STATED GOAL >>
Copy each line of the entries that contains the word "this".

RECORDS FOR THE EXERCISE >>
______________________________
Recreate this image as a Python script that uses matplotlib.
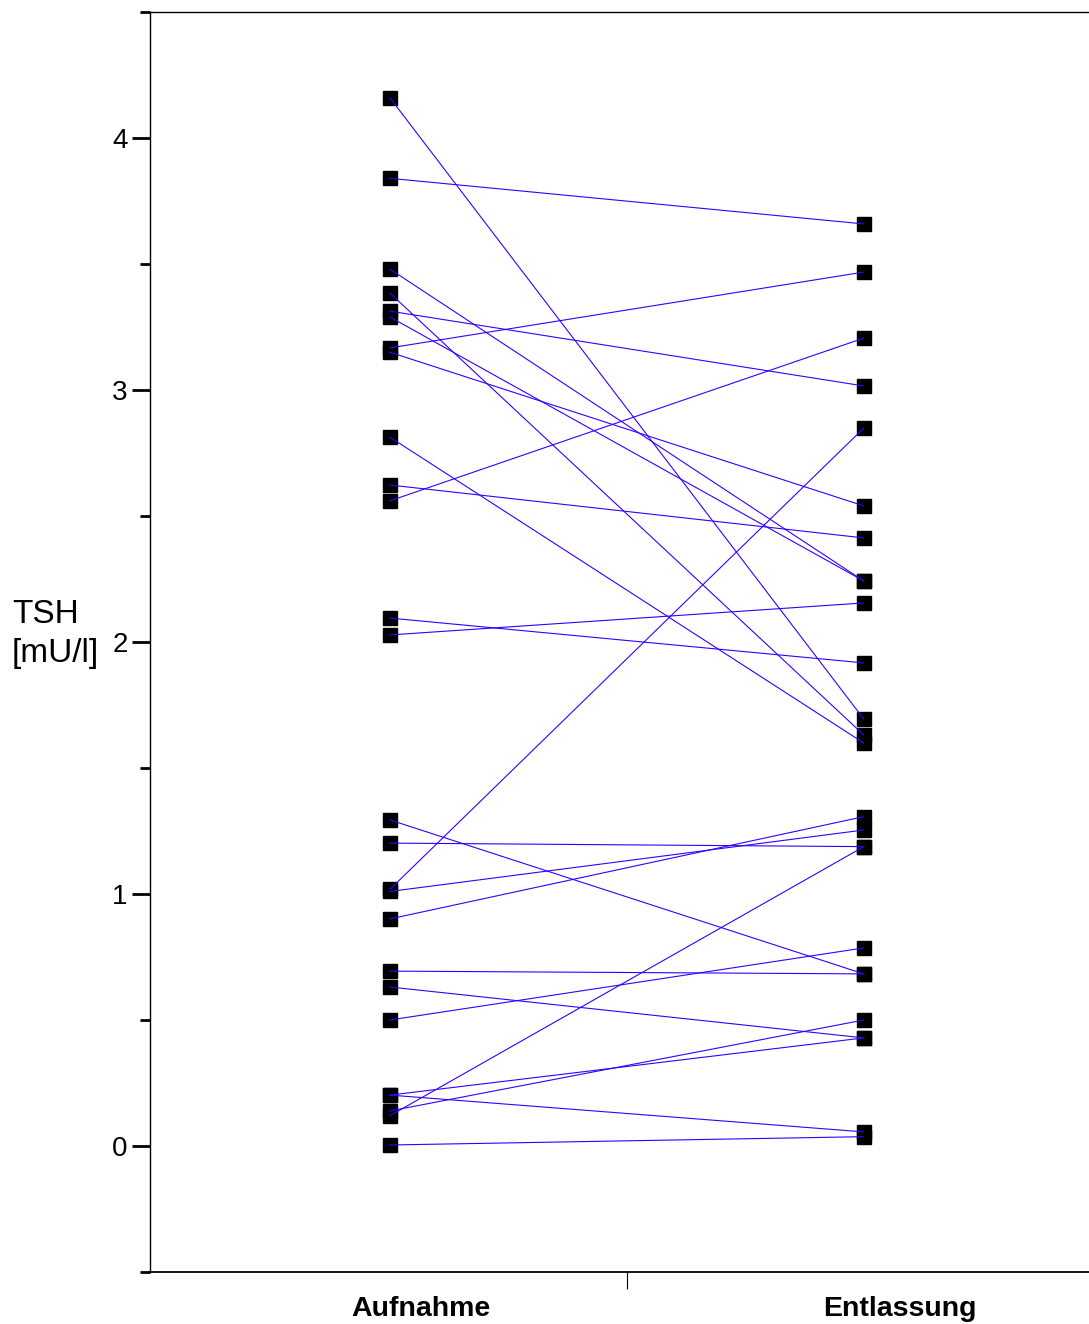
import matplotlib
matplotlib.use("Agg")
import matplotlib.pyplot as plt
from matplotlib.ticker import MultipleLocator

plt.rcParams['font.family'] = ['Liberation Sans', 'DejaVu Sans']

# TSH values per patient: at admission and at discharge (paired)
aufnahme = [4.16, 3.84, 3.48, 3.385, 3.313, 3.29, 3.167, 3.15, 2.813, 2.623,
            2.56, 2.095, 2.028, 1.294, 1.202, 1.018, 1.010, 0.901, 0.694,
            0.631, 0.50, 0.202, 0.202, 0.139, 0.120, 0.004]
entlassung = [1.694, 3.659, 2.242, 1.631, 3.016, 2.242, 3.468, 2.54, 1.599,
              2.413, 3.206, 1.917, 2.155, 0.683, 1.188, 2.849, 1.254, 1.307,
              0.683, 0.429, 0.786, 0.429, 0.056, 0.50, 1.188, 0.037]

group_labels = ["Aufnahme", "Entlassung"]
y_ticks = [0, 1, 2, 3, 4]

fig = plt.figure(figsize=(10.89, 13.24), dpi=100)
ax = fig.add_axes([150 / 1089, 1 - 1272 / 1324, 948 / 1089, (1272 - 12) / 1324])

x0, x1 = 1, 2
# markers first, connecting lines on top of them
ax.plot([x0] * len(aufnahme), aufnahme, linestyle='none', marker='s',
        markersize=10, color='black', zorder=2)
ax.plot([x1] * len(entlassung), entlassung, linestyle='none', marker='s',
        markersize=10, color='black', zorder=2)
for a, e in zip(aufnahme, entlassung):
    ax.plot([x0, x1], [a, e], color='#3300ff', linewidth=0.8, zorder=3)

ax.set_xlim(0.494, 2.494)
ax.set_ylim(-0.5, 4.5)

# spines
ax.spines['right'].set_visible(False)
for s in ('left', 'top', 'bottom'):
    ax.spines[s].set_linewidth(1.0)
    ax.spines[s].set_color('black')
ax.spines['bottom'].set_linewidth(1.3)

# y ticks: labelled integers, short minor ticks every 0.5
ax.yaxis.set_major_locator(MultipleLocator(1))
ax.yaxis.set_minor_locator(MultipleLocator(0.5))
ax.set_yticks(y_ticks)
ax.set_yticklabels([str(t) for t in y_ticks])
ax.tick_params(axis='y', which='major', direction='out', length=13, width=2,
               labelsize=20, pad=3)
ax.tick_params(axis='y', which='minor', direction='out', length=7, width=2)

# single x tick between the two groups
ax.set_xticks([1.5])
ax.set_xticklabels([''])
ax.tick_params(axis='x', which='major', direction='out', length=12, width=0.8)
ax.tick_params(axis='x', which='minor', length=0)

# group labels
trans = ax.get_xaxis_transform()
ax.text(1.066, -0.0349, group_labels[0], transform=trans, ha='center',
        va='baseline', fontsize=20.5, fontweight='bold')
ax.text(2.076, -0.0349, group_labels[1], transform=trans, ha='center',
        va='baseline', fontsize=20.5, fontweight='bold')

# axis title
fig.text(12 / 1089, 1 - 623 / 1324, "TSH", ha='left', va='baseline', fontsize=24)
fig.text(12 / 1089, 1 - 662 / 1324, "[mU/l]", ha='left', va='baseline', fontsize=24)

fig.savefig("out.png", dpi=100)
______________________________
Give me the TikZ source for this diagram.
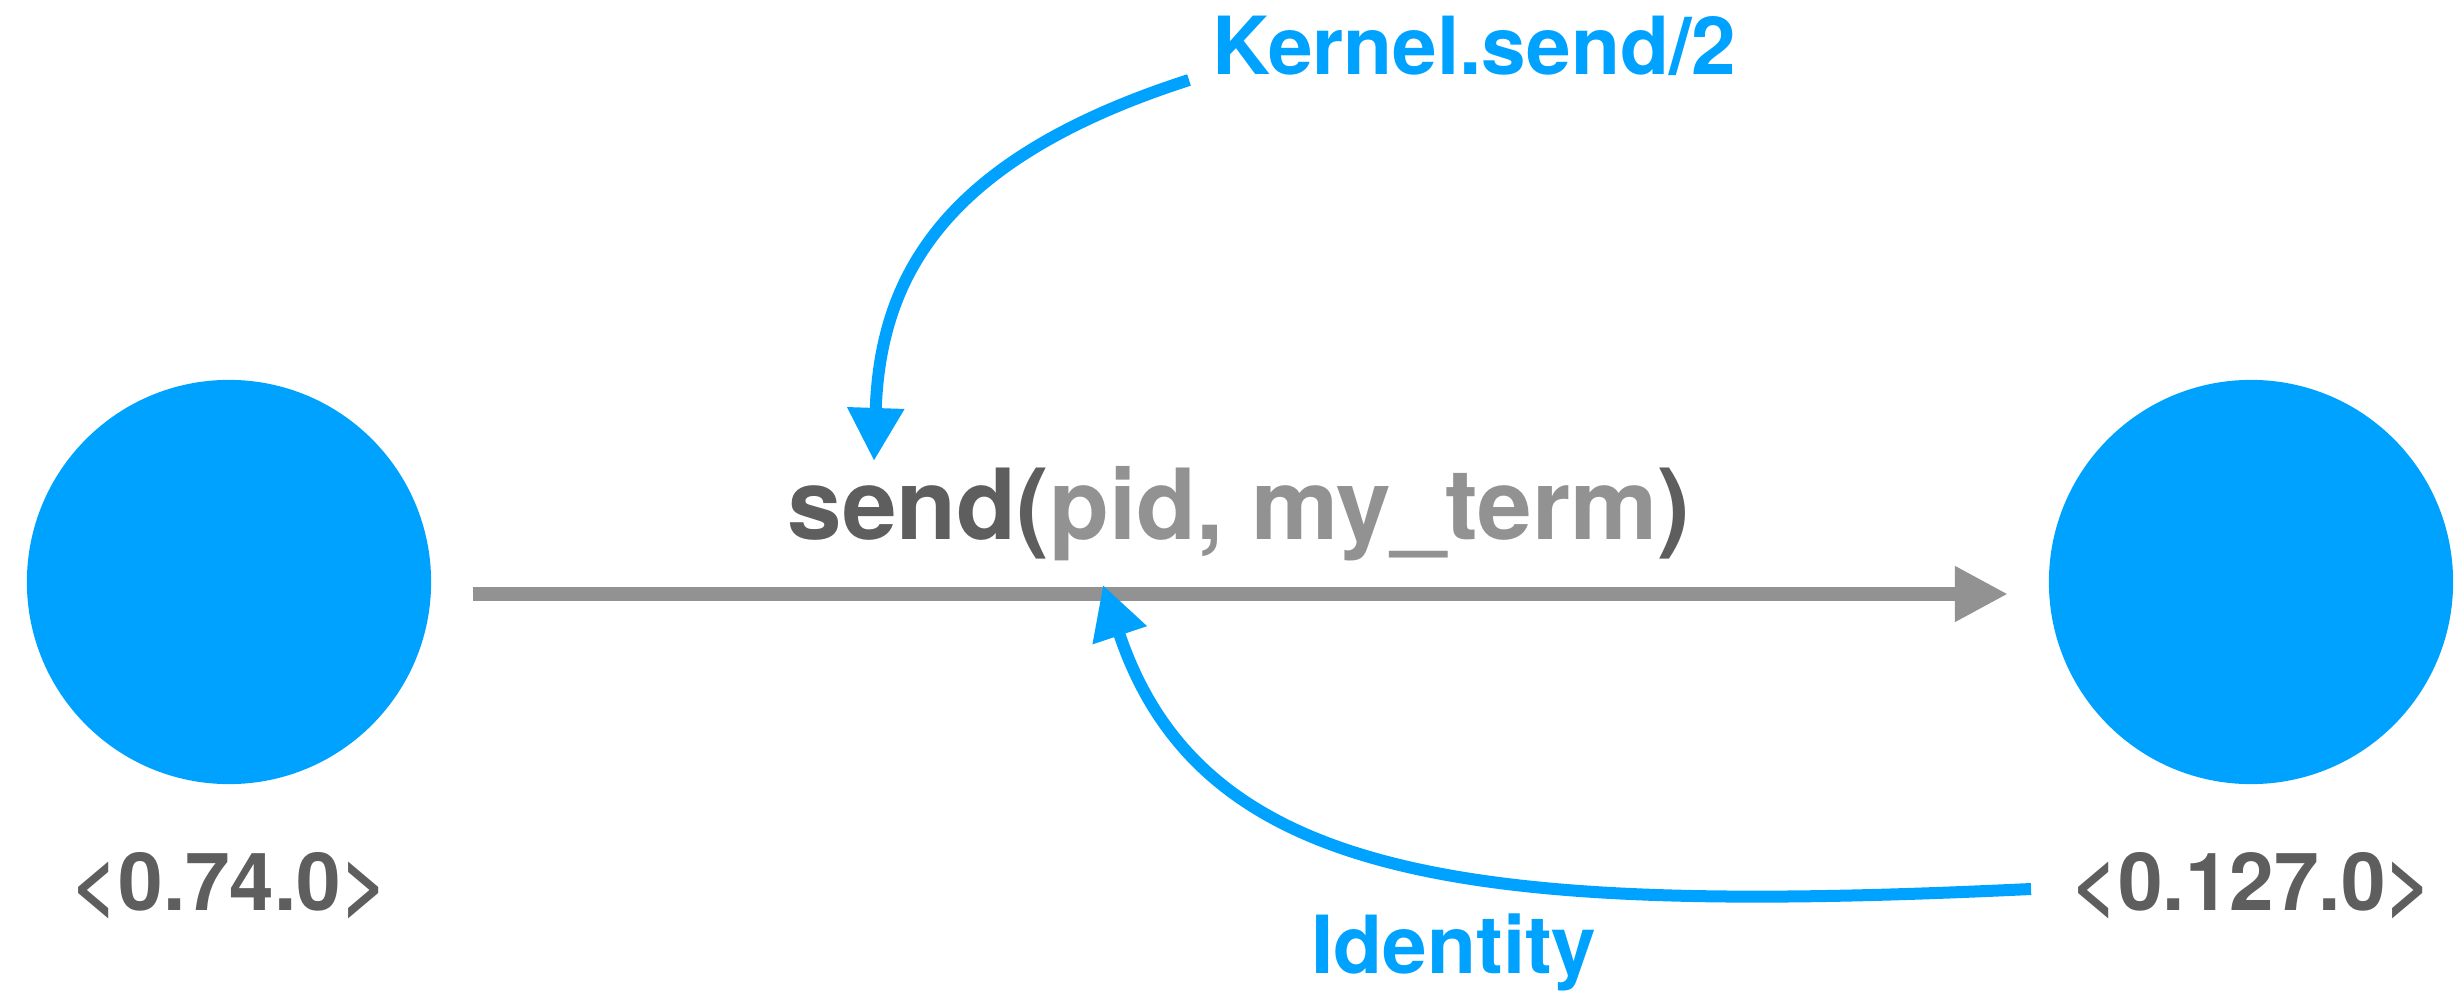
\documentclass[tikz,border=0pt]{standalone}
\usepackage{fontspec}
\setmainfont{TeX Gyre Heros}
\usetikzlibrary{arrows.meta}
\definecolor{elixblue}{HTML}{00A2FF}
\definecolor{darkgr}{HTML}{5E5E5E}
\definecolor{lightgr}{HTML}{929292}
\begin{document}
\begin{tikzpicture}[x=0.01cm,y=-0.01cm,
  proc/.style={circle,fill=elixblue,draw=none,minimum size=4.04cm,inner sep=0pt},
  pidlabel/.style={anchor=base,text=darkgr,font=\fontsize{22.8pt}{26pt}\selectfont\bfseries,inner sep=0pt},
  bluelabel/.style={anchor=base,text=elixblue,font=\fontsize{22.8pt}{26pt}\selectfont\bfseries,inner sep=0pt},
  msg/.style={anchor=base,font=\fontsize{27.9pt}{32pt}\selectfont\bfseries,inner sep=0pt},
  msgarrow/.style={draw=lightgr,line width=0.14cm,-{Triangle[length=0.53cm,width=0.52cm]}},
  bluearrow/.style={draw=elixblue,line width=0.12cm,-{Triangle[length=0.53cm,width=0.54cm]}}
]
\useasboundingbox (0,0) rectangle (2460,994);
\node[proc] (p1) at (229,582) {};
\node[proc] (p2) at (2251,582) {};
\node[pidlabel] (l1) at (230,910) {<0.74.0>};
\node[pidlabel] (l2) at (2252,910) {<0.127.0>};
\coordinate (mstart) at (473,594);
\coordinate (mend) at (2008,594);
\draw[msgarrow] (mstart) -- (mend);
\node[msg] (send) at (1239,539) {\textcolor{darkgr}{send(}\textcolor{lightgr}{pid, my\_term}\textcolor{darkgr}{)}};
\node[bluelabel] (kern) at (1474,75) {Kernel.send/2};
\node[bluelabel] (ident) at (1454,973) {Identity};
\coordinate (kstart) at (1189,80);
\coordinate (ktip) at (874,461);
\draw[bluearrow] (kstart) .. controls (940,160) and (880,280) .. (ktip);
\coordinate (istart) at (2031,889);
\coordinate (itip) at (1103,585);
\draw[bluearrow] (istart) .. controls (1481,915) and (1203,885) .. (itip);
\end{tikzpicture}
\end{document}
______________________________
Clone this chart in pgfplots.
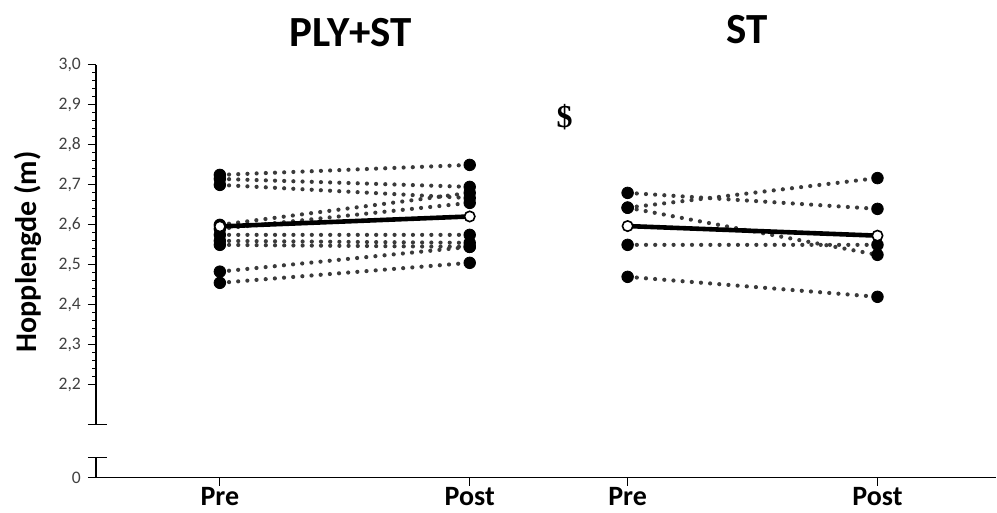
______________________________
REPLY >>
Recreate this image as a Python script that uses matplotlib.
Give me the TikZ source for this diagram.
Clone this chart in pgfplots.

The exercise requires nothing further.